My mom has said that I get my baking skills from my grandmother (and that they skipped a generation). I don’t know if that’s true, but I do know that I have many fond memories of the delicious baked goods that came from Grandma K’s kitchen. Grandma K didn’t often write a recipe down. Her wrinkled hands knew how the dough should feel. Her nose knew what it should smell like. Her eyes could spot if the dough was too wet or too dry.
But, every once in a while, with enough asking, she’d agree to write down what she did. I only have a few of those recipes, and I cherish them. One of them was for her banana bread. I think I’ve finally come up with a gluten-free banana bread recipe worthy of carrying her name. No special “healthier” sweeteners here. Grandma K used sugar – the white stuff – and for this recipe I’ve followed suit.
I’m using one ingredient Grandma K never would have thought of – agar flakes. Agar is a seaweed, and it is used as a replacement for gelatin in many vegan recipes.
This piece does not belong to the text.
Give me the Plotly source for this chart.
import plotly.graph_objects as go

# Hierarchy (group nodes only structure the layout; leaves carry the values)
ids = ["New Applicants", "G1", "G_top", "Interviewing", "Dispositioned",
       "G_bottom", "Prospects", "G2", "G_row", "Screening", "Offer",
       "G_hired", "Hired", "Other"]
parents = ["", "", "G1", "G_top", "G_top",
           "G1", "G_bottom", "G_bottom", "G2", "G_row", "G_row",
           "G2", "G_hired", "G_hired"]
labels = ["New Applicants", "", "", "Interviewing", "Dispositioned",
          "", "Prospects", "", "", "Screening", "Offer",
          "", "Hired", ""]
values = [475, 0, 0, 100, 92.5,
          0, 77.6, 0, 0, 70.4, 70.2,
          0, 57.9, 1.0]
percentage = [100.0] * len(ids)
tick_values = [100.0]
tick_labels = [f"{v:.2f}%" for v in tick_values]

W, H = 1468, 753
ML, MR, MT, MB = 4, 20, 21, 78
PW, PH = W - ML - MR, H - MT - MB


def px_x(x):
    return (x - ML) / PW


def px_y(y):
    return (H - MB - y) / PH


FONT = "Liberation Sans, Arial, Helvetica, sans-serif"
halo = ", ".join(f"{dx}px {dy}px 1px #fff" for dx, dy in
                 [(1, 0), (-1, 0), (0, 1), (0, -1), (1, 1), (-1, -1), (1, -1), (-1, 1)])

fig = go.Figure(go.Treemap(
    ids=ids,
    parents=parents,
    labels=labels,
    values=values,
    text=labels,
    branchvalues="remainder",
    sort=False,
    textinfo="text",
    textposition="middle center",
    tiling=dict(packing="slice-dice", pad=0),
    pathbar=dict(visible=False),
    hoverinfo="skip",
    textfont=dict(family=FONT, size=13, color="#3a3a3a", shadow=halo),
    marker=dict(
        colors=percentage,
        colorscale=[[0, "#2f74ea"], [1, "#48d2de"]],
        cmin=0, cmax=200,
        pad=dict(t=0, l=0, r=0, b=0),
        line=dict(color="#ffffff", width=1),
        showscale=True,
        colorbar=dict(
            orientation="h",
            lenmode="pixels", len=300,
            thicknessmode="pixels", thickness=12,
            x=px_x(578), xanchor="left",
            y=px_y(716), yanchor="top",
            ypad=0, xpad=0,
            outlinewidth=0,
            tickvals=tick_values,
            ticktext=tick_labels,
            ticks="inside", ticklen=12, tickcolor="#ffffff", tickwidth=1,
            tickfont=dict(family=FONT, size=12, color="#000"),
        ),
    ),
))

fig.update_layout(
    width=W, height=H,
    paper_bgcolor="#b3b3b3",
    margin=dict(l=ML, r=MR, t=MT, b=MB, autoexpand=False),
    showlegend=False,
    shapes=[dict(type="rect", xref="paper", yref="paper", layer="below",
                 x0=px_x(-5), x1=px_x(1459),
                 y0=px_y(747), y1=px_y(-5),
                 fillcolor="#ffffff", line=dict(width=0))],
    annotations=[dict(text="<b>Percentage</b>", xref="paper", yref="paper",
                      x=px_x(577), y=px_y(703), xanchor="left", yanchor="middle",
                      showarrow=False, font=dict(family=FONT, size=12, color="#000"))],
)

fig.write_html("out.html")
I buy it in noodle shapes in the Asian grocery store, and then grind it in a coffee grinder. It’s fairly cheap when purchased and prepared that way. I would guess you could also use gelatin, but I’d reduce the amount by about half. The agar works to bind the flours, much like a gum would. Without it, your bread will probably fall and may not hold together.
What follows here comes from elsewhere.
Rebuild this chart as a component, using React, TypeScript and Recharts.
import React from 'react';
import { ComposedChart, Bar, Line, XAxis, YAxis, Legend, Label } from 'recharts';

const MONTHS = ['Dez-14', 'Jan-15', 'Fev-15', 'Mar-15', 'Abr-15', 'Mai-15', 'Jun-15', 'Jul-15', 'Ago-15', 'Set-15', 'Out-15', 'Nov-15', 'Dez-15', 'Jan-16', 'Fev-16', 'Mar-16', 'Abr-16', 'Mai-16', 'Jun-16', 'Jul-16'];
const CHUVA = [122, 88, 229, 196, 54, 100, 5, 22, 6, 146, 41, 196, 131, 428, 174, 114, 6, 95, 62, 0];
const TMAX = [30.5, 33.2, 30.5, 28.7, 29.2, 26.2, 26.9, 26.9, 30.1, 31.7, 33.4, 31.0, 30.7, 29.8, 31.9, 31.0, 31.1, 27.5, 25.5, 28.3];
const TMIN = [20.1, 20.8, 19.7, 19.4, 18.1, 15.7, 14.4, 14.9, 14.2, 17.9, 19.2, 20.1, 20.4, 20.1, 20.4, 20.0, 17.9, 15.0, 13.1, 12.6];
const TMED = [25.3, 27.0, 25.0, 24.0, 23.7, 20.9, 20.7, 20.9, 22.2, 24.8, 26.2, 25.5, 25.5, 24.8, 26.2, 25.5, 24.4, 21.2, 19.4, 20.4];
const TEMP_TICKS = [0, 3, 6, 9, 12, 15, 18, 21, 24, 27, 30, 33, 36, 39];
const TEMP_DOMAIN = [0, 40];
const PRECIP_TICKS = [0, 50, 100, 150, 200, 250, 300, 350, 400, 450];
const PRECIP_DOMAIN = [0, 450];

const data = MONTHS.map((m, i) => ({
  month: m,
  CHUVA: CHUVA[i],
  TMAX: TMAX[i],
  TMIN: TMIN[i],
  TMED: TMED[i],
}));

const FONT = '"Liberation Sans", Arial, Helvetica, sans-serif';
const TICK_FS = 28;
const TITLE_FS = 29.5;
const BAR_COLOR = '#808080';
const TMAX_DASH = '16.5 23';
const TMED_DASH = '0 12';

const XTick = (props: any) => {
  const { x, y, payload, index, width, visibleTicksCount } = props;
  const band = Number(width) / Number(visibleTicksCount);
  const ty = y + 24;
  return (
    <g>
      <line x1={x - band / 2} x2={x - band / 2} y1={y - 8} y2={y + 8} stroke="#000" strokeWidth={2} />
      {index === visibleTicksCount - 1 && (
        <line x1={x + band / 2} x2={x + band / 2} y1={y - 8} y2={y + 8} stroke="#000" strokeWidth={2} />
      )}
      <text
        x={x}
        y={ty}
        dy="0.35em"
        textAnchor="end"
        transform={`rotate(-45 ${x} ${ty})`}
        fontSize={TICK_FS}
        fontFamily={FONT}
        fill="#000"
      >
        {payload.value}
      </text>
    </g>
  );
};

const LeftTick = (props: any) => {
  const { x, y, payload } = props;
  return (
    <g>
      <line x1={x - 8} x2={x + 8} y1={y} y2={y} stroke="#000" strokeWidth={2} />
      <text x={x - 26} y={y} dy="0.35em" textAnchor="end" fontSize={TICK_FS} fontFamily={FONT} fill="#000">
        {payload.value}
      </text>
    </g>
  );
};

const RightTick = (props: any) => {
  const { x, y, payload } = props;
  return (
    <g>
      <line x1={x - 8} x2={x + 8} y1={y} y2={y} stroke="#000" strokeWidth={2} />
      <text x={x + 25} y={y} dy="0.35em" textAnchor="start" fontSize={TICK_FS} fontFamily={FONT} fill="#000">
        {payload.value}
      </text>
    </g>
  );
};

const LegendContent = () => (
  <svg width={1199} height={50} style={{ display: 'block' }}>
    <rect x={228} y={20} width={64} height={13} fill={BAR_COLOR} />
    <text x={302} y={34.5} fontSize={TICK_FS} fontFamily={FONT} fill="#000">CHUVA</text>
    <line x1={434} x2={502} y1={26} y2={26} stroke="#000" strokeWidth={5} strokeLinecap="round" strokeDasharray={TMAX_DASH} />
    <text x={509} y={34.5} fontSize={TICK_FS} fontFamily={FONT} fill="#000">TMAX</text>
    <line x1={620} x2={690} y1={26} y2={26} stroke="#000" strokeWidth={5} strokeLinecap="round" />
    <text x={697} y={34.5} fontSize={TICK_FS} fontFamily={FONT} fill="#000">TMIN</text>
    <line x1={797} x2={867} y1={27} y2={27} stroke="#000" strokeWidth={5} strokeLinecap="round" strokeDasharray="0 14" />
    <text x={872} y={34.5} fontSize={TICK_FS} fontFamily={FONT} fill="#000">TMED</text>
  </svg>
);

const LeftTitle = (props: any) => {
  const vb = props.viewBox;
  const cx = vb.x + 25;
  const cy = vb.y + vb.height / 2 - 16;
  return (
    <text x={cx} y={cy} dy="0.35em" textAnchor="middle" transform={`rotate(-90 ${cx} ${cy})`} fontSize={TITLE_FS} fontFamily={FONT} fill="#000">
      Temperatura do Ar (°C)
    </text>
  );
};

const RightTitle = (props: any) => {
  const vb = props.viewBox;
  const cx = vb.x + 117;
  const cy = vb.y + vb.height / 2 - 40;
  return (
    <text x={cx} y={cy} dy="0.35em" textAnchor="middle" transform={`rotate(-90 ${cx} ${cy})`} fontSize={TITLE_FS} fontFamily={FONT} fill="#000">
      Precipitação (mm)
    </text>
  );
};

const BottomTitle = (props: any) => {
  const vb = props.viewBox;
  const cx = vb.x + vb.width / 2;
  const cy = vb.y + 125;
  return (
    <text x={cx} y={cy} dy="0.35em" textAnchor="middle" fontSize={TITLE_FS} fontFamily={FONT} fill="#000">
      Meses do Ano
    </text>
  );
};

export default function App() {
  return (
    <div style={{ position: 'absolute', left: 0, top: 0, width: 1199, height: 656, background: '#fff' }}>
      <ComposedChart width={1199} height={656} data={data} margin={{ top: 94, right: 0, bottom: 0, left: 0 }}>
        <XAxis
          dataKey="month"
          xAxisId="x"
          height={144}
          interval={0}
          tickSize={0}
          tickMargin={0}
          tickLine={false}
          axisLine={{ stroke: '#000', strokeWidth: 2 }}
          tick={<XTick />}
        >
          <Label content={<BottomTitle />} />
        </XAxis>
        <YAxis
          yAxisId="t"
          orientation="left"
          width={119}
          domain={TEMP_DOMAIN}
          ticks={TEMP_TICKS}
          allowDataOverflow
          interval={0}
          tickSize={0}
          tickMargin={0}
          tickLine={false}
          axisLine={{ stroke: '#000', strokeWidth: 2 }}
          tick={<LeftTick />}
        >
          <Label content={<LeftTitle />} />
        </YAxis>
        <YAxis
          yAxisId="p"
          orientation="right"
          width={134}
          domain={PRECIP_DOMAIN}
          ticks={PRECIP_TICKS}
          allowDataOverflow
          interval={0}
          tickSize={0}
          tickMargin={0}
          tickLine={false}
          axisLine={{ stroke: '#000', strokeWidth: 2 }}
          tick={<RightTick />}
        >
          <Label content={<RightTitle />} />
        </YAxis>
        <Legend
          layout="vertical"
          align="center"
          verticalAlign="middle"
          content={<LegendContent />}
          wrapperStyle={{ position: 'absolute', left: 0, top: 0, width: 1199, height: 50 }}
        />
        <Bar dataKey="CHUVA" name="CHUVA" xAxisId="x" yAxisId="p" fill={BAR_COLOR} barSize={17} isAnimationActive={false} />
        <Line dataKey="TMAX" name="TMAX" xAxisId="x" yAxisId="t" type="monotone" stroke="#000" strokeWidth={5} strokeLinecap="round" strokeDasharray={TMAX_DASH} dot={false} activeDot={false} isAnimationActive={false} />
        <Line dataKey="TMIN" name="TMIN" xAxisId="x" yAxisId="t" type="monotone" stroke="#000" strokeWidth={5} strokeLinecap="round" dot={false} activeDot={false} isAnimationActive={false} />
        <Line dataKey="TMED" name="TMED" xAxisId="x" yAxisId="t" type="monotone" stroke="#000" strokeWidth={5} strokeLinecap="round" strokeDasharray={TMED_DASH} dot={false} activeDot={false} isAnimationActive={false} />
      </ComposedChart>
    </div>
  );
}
Grandma K’s Banana Bread – the Gluten-Free/Dairy-Free version
1/2 cup almond milk
1 t. apple cider vinegar
2 very ripe bananas
1/4 cup Earth Balance Soy-Free
1/2 cup sugar
1 cup packed almond flour
1/2 cup tapioca flour
1/2 cup white rice flour
1/2 t. salt
1/2 t. baking soda
2 t. baking powder
1 T. agar flakes
Preheat the oven to 350°. Grease a standard loaf pan.
In a measuring cup, mix the almond milk and apple cider vinegar. Set aside.
In the large mixing bowl, beat the bananas until they are fully mashed and becoming liquidy. Add the Earth Balance and beat until it is fully incorporated. Beat in the sugar and the eggs. Add the dry ingredients and mix well. Finally, pour in the sour milk and beat until the batter is smooth. Scrape into prepared pan.
Bake in preheated oven for 45-60 minutes*. Remove from oven and cool in pan for 10-15 minutes. Remove from pan and cool completely before cutting.
*Cover the top of the pan with tin foil at the half way point if it is browning too quickly. (I was out of tin foil on the day I made this, and mine is a little more brown than I’d like.)